Back in London, Anger met Jimmy Page of the rock band Led Zeppelin at an auction where they were both bidding for a piece of Crowley memorabilia. Becoming friends, Page invited the filmmaker to stay at his Scottish house on the banks of Loch Ness, Boleskine House, which had once belonged to Crowley. Shortly after, Anger convinced Page to compose the soundtrack for Lucifer Rising, with the rock star also giving Anger permission to move into the basement of his London mansion. Anger publicly revealed that Page was to provide the soundtrack in a February 1972 interview with Variety magazine, in which he erroneously claimed that the film was near completion and announced that Page was involved. Then, in April 1973, he allowed some of the footage for the film to be screened during a public appearance that he made at the State University of New York in Buffalo. However, in October 1976, Anger got into an argument with Page's wife Charlotte, who threw him out of their London home. He was able to collect his belongings later that week, subsequently giving a press conference in which he lambasted both Page and his wife, stating that "I'm beginning to think Jimmy's dried up as a musician. He's got no themes, no inspiration, no melodies to offer."

Learning that Page had been removed from the project, Beausoleil wrote to Anger from Tracy Prison (DVI) in California, suggesting that he compose a soundtrack for Lucifer Rising, as they had originally agreed almost a decade earlier. With aid from a prison teacher, he was able to obtain the necessary musical instruments and recording equipment, and formed the Freedom Orchestra, with Anger visiting Tracy Prison to talk with him about the project. Still enthusiastic about Lucifer Rising, to the press he no longer claimed that Beausoleil had stolen from him, but instead blamed anonymous youths.

Aleister Crowley associate Gerald Yorke is credited as "Thelemic consultant".

Bobby Beausoleil released his 44-minute Lucifer Rising soundtrack on vinyl LP in 1980, on the fly-by-night Canadian label Lethal Records.
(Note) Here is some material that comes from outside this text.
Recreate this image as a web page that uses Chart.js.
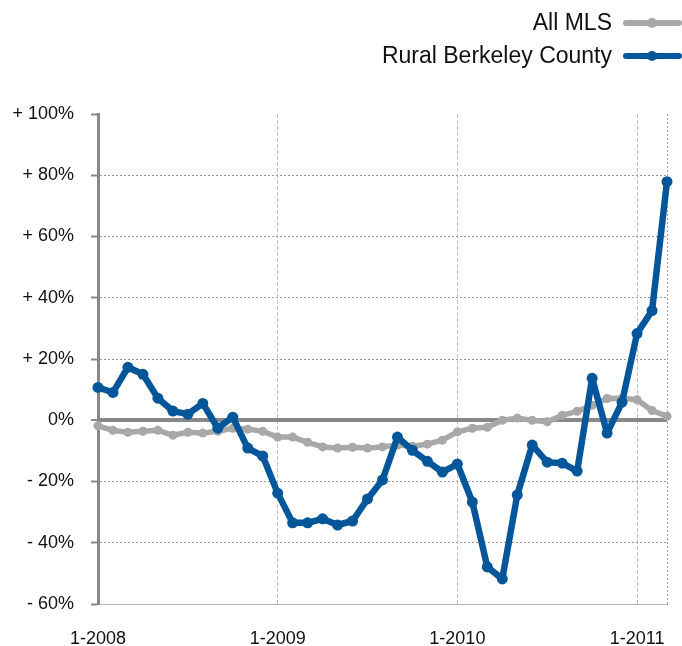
<!DOCTYPE html>
<html>
<head>
<meta charset="utf-8">
<script src="https://cdn.jsdelivr.net/npm/chart.js@4.4.1/dist/chart.umd.min.js"></script>
<style>
  html, body { margin: 0; padding: 0; background: #ffffff; }
  #wrap { width: 682px; height: 646px; position: relative; }
</style>
</head>
<body>
<div id="wrap"><canvas id="c" width="682" height="646"></canvas></div>
<script>
const months = ["1-2008","2-2008","3-2008","4-2008","5-2008","6-2008","7-2008","8-2008","9-2008","10-2008","11-2008","12-2008",
  "1-2009","2-2009","3-2009","4-2009","5-2009","6-2009","7-2009","8-2009","9-2009","10-2009","11-2009","12-2009",
  "1-2010","2-2010","3-2010","4-2010","5-2010","6-2010","7-2010","8-2010","9-2010","10-2010","11-2010","12-2010",
  "1-2011","2-2011","3-2011"];
const xTickLabels = ["1-2008","1-2009","1-2010","1-2011"];
const ruralBerkeley = [10.7, 9.1, 17.3, 15.0, 7.2, 3.0, 2.0, 5.5, -2.6, 1.0, -9.1, -11.7,
  -23.8, -33.5, -33.5, -32.2, -34.2, -32.9, -25.7, -19.5, -5.5, -9.8, -13.4, -16.9,
  -14.3, -26.7, -47.9, -51.8, -24.4, -8.1, -13.7, -14.0, -16.6, 13.7, -4.2, 5.9,
  28.3, 35.8, 77.9];
const allMLS = [-1.8, -3.3, -3.9, -3.6, -3.3, -4.9, -3.9, -4.2, -3.6, -2.6, -2.9, -3.6,
  -5.5, -5.5, -7.2, -8.7, -9.1, -8.8, -9.1, -8.7, -8.1, -8.5, -7.8, -6.5,
  -3.8, -2.6, -2.3, 0.0, 0.7, 0.0, -0.5, 1.6, 2.9, 4.9, 7.1, 7.2,
  6.7, 3.2, 1.3];
const seriesNames = ["All MLS", "Rural Berkeley County"];
const seriesColors = ["#a8a8a8", "#03569a"];
const yMin = -60, yMax = 100, yStep = 20;

const FONT = "'Liberation Sans', Arial, Helvetica, sans-serif";

const legendPlugin = {
  id: 'customLegend',
  afterDraw(chart) {
    const ctx = chart.ctx;
    ctx.save();
    ctx.font = "23px " + FONT;
    ctx.textAlign = 'right';
    ctx.textBaseline = 'middle';
    const rows = [23, 56];
    seriesNames.forEach((name, i) => {
      const y = rows[i];
      ctx.fillStyle = '#111111';
      ctx.fillText(name, 612, y + 1);
      ctx.strokeStyle = seriesColors[i];
      ctx.lineWidth = 6;
      ctx.lineCap = 'round';
      ctx.beginPath();
      ctx.moveTo(626, y);
      ctx.lineTo(679, y);
      ctx.stroke();
      ctx.fillStyle = seriesColors[i];
      ctx.beginPath();
      ctx.arc(652, y, 5, 0, Math.PI * 2);
      ctx.fill();
    });
    ctx.restore();
  }
};

new Chart(document.getElementById('c'), {
  type: 'line',
  data: {
    labels: months,
    datasets: [
      {
        label: seriesNames[1],
        data: ruralBerkeley,
        borderColor: seriesColors[1],
        backgroundColor: seriesColors[1],
        borderWidth: 6.5,
        borderJoinStyle: 'round',
        borderCapStyle: 'round',
        pointRadius: 5.5,
        pointHoverRadius: 5.5,
        pointBorderWidth: 0,
        tension: 0,
        clip: false,
        order: 0
      },
      {
        label: seriesNames[0],
        data: allMLS,
        borderColor: seriesColors[0],
        backgroundColor: seriesColors[0],
        borderWidth: 5.5,
        borderJoinStyle: 'round',
        borderCapStyle: 'round',
        pointRadius: 4.5,
        pointHoverRadius: 4.5,
        pointBorderWidth: 0,
        tension: 0,
        clip: false,
        order: 1
      }
    ]
  },
  options: {
    responsive: false,
    animation: false,
    devicePixelRatio: 1,
    layout: { padding: { top: 114, right: 15, left: 0, bottom: 0 } },
    plugins: {
      legend: { display: false },
      tooltip: { enabled: false }
    },
    scales: {
      x: {
        type: 'category',
        offset: false,
        afterFit(scale) {
          scale.height = 42;
          scale.paddingLeft = 0;
          scale.paddingRight = 0;
        },
        grid: {
          drawTicks: false,
          lineWidth: 1,
          color(ctx) {
            const i = ctx.index;
            if (i === undefined) return 'rgba(0,0,0,0)';
            if (i === months.length - 1) return '#a0a0a0';
            if (i > 0 && xTickLabels.includes(months[i])) return '#c4c4c4';
            return 'rgba(0,0,0,0)';
          }
        },
        border: {
          display: true,
          color: '#b0b0b0',
          width: 1,
          dash(ctx) {
            if (ctx.index === months.length - 1) return [2, 2];
            return [4, 2];
          }
        },
        ticks: {
          autoSkip: false,
          maxRotation: 0,
          minRotation: 0,
          padding: 24,
          color: '#111111',
          font: { family: FONT, size: 18 },
          callback(value, index) {
            const l = months[index];
            return xTickLabels.includes(l) ? l : '';
          }
        }
      },
      y: {
        min: yMin,
        max: yMax,
        afterFit(scale) { scale.width = 98; },
        afterBuildTicks(scale) {
          const t = [];
          for (let v = yMin; v <= yMax; v += yStep) t.push({ value: v });
          scale.ticks = t;
        },
        grid: {
          drawTicks: true,
          tickLength: 7,
          tickWidth: 2,
          tickColor: '#888888',
          lineWidth(ctx) {
            return ctx.tick && ctx.tick.value === 0 ? 4 : 1;
          },
          color(ctx) {
            if (!ctx.tick) return 'rgba(0,0,0,0)';
            const v = ctx.tick.value;
            if (v === 0) return '#888888';
            if (v === yMax || v === yMin) return 'rgba(0,0,0,0)';
            return '#9a9a9a';
          }
        },
        border: {
          display: true,
          color: '#888888',
          width: 3,
          dash(ctx) {
            if (ctx.tick && ctx.tick.value === 0) return [];
            return [2, 2];
          }
        },
        ticks: {
          padding: 17,
          color: '#111111',
          font: { family: FONT, size: 18 },
          callback(v) {
            if (v > 0) return '+ ' + v + '%';
            if (v < 0) return '- ' + (-v) + '%';
            return '0%';
          }
        }
      }
    }
  },
  plugins: [legendPlugin]
});
</script>
</body>
</html>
Many of the 1000 copies of this initial pressing were sold by Anger at theater screenings of his Magick Lantern Cycle, which always ended with Lucifer Rising. In 2005, Beausoleil reissued the soundtrack, with outtakes that included the 1967 version of the soundtrack in a two-disk CD package on the Arcanum label.

The complete anthology of both versions of the soundtrack he recorded with The Magick Powerhouse of OZ, and all of the project recordings was released on vinyl LP as a four-disk boxed set on the Ajna label, The anthology was reissued by Ajna in a CD version of the boxed set in 2004. Beausoleil spoke of his inspiration for composing the score in his liner notes for the boxed set:

When I was originally cast to play Lucifer in '67, my role was described to me as a portrayal of the disobedient angel representing the spirit of love rising to herald the dawn of a new age. When I composed and recorded the soundtrack for a re-conceptualized Lucifer Rising a decade later I drew upon my own life experiences to tell the story in music evocative of the mythical Lucifer awakening from his pit of despair, rekindling his torch, and rising like a phoenix from the ashes of his own unmaking...

In early 2007, the original single-disk vinyl LP of the Lucifer Rising soundtrack was reissued (with a fresh mastering by Robert Ferbrache, and new cover art by the Russian art collective Doping-pong) on the Ajna label.

The original Jimmy Page soundtrack was released in 2012 as Lucifer Rising and Other Sound Tracks. Further music was issued as part of his Sound Tracks box set. Page explained of the latter:

I'm leaving the guitar on it, a 12-string, because that's the guide guitar that's showing me where I'm going to do the overdub. This isn't what got sent to Kenneth Anger, because I didn't want hardly any guitar at all. There's only a little bit of guitar at the end: guitars coming in more across it. But the mix is really, really superb. I'm really proud of it. And I've got some experimental music that was done with bow and Theremin which is like, "Hang on to your seats", because it really, really is something else. It's disturbing. I've got home stuff that I did at the same studio or equipment that I did the Lucifer Rising soundtrack on, with the whole guitar textures and overdubs.

==Critical assessment==

The specifically Thelemic associations can make Lucifer Rising initially cold and inaccessible to viewers not versed in such matters, and, admittedly, the narrative is more internalized than any film Anger has made. Yet everyone can appreciate the film as a beautiful work of art in a purely visceral sense.
— Bill Landis, 1995.

Anger biographer Bill Landis described Lucifer Rising as one of the filmmaker's "most popular and enjoyable films". He would further refer to it as "a religious movie ... of the top order", comparing it favourably to the "kitsch" films of that genre such as The Ten Commandments and Mohammad, Messenger of God. He added that the inclusion of the Adept as a character in the film "unlocks the psychodramatic autobiographical element of Anger's moviemaking".